Alternativ kann die eidesstattliche Versicherung des Mandanten (oder eines Dritten) vollelektronisch eingereicht werden, sodass das Gericht die Urheberschaft des Ausstellers selbst prüfen kann. Der Mandant müsste seine Erklärung (z.B. mittels eines Fernsignaturanbieters) qualifiziert elektronisch signieren. Dieses qualifiziert elektronisch signierte PDF-Dokument kann der Rechtsanwalt mit dem Antrag im einstweiligen Rechtsschutz einreichen.

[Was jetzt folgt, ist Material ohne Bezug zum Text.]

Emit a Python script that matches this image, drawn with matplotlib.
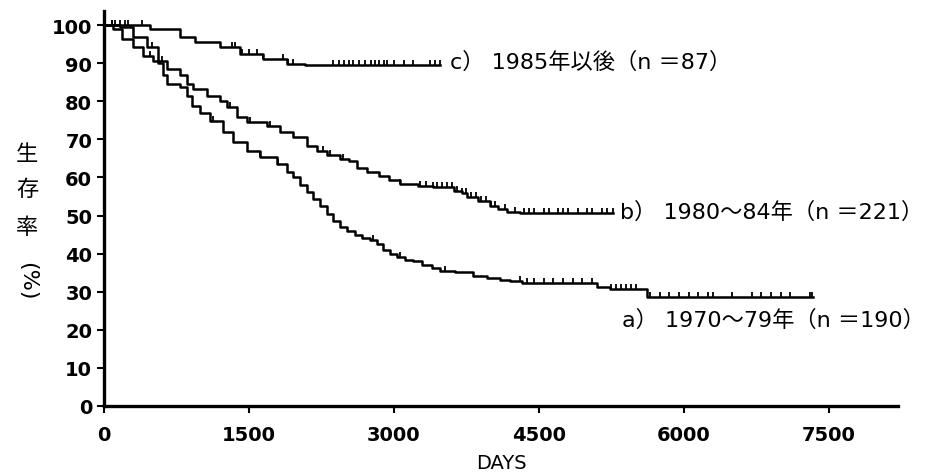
import numpy as np
import matplotlib
matplotlib.use("Agg")
import matplotlib.pyplot as plt

plt.rcParams['font.family'] = ['DejaVu Sans', 'Noto Sans CJK JP']

# Kaplan-Meier steps: (days, survival %)
a_days = [0, 165, 300, 440, 560, 610, 650, 790, 860, 910, 995, 1095, 1235, 1335,
          1480, 1610, 1790, 1895, 1960, 2030, 2100, 2160, 2235, 2305, 2370, 2440,
          2515, 2595, 2670, 2750, 2825, 2885, 2960, 3030, 3115, 3195, 3290, 3395,
          3475, 3630, 3815, 3960, 4095, 4200, 4325, 5100, 5235, 5620, 7335]
a_surv = [100, 99.5, 96.8, 94.2, 90, 87, 84.5, 83.7, 81.4, 78.7, 77, 74.8, 72, 69.3,
          67, 65.3, 63.5, 61.4, 60, 58, 56.3, 54.3, 52.5, 50.5, 48.5, 47,
          46, 45, 44, 43.5, 42.5, 41, 40, 39, 38.3, 38, 37, 36.2,
          35.5, 35.2, 34.2, 33.6, 33.2, 32.7, 32.3, 31.2, 30.7, 28.6, 28.6]

b_days = [0, 90, 190, 300, 400, 510, 650, 790, 860, 920, 1065, 1200, 1270, 1380,
          1480, 1690, 1820, 1960, 2100, 2200, 2310, 2440, 2540, 2620, 2720, 2850,
          2950, 3060, 3250, 3400, 3620, 3700, 3755, 3870, 3990, 4080, 4170, 4300,
          5265]
b_surv = [100, 99, 96.3, 94.2, 92, 90.5, 88.5, 87, 84.5, 83.2, 81.4, 80, 78.5, 75.9,
          74.5, 73.5, 72, 70.6, 68.2, 67, 66, 64.8, 64.3, 62.5, 61.4, 60.3,
          59.3, 58.3, 57.8, 57.5, 56.5, 55.8, 55, 53.8, 52.5, 51.7, 51, 50.7,
          50.7]

c_days = [0, 476, 786, 941, 1200, 1407, 1645, 1893, 2080, 3475]
c_surv = [100, 99, 97, 95.5, 94.2, 92.4, 91, 89.8, 89.4, 89.4]

# censored observations (days)
a_cens = [500, 1130, 1610, 1800, 2780, 3060, 3530, 4300, 4380, 4450, 4550, 4650,
          4750, 4850, 4950, 5050, 5250, 5300, 5350, 5400, 5450, 5500, 5650, 5750,
          5850, 5950, 6050, 6150, 6250, 6300, 6500, 6700, 6800, 6900, 7000, 7100,
          7300, 7330]
b_cens = [80, 480, 600, 1300, 1510, 1720, 2270, 2340, 2470, 3060, 3270, 3330,
          3400, 3450, 3500, 3550, 3600, 3650, 3700, 3750, 3800, 3850, 3900, 3950,
          4000, 4050, 4150, 4250, 4350, 4400, 4450, 4550, 4600, 4700, 4750, 4800,
          4900, 5000, 5050, 5150, 5200, 5265]
c_cens = [80, 115, 170, 220, 250, 395, 1320, 1360, 1430, 1500, 1580, 1650, 1850,
          1900, 1960, 2370, 2430, 2480, 2530, 2580, 2640, 2700, 2760, 2800, 2850,
          2900, 2930, 3000, 3100, 3200, 3370, 3420, 3475]

labels = ["a） 1970～79年（n ＝190）", "b） 1980～84年（n ＝221）", "c） 1985年以後（n ＝87）"]
label_pos = [(5360, 22.8), (5340, 51), (3580, 90.5)]

fig = plt.figure(figsize=(9.26, 4.77), dpi=100)
ax = fig.add_axes([104 / 926, 1 - 407 / 477, 794 / 926, 395 / 477])

tick_marker = [(0, 0), (0, 1)]
for days, surv, cens in [(a_days, a_surv, a_cens), (b_days, b_surv, b_cens),
                         (c_days, c_surv, c_cens)]:
    ax.step(days, surv, where='post', color='black', lw=1.8)
    idx = np.searchsorted(days, cens, side='right') - 1
    ys = np.array(surv)[idx]
    ax.plot(cens, ys, ls='none', marker=tick_marker, ms=7, mew=1.3, color='black')

for txt, (x, y) in zip(labels, label_pos):
    ax.text(x, y, txt, fontsize=16, va='center', ha='left',
            family=['DejaVu Sans', 'Noto Sans CJK JP'])

ax.set_xlim(0, 8215)
ax.set_ylim(0, 103.7)
ax.set_xticks([0, 1500, 3000, 4500, 6000, 7500])
ax.set_yticks(range(0, 101, 10))
ax.tick_params(labelsize=14, length=5, width=1.5, direction='out')
ax.tick_params(axis='x', pad=9)
for lab in ax.get_xticklabels() + ax.get_yticklabels():
    lab.set_fontweight('bold')
ax.spines['top'].set_visible(False)
ax.spines['right'].set_visible(False)
ax.spines['left'].set_linewidth(2.4)
ax.spines['bottom'].set_linewidth(2.4)
ax.set_xlabel("DAYS", fontsize=14, labelpad=6)

# vertical y label: 生存率(%)
for ch, ypx in [("生", 155), ("存", 190), ("率", 228)]:
    fig.text(27 / 926, 1 - ypx / 477, ch, fontsize=16, ha='center', va='center',
             family=['Noto Sans CJK JP'])
fig.text(27 / 926, 1 - 281 / 477, "(%)", fontsize=16, ha='center', va='center',
         rotation=-90, family=['DejaVu Sans'])

fig.savefig("out.png", dpi=100)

Zudem könnte der Mandant (oder ein Dritter) seine eidesstattliche Versicherung in einem zulässigen PDF-Format selbst elektronisch übermitteln ("kollektiv-elektronische Übermittlung").
Rz. 398
Der Antragsgegner muss die Möglichkeit haben, sich zu äußern:
Zitat
"Auch wenn über Verfügungsanträge in äußerungsrechtlichen Angelegenheiten angesichts der Eilbedürftigkeit nicht selten zunächst ohne mündliche Verhandlung entschieden werden muss, berechtigt dies das Gericht nicht dazu, die Gegenseite bis zur Entscheidung über den Verfügungsantrag aus dem Verfahren herauszuhalten. Eine stattgebende Entscheidung über den Verfügungsantrag kommt grundsätzlich nur in Betracht, wenn die Gegenseite die Möglichkeit hatte, auf das mit dem Antrag und weiteren an das Gericht gerichteten Schriftsätzen geltend gemachte Vorbringen zu erwidern."
Findet eine mündliche Verhandlung statt, sollte die Partei unbedingt persönlich erscheinen und wichtige Zeugen sistieren, weil das Gericht keine Zeugen lädt. In der Verhandlung können dann noch eventuelle Lücken in der Glaubhaftmachung geschlossen werden. Außerdem wird der Gefahr entgegengewirkt, dass nur der Antragsgegner Zeugen mitbringt und auf diese Weise seinen Vortrag zur Überzeugung des Gerichts glaubhaft macht. Ein non liquet würde zulasten der antragstellenden Partei gehen.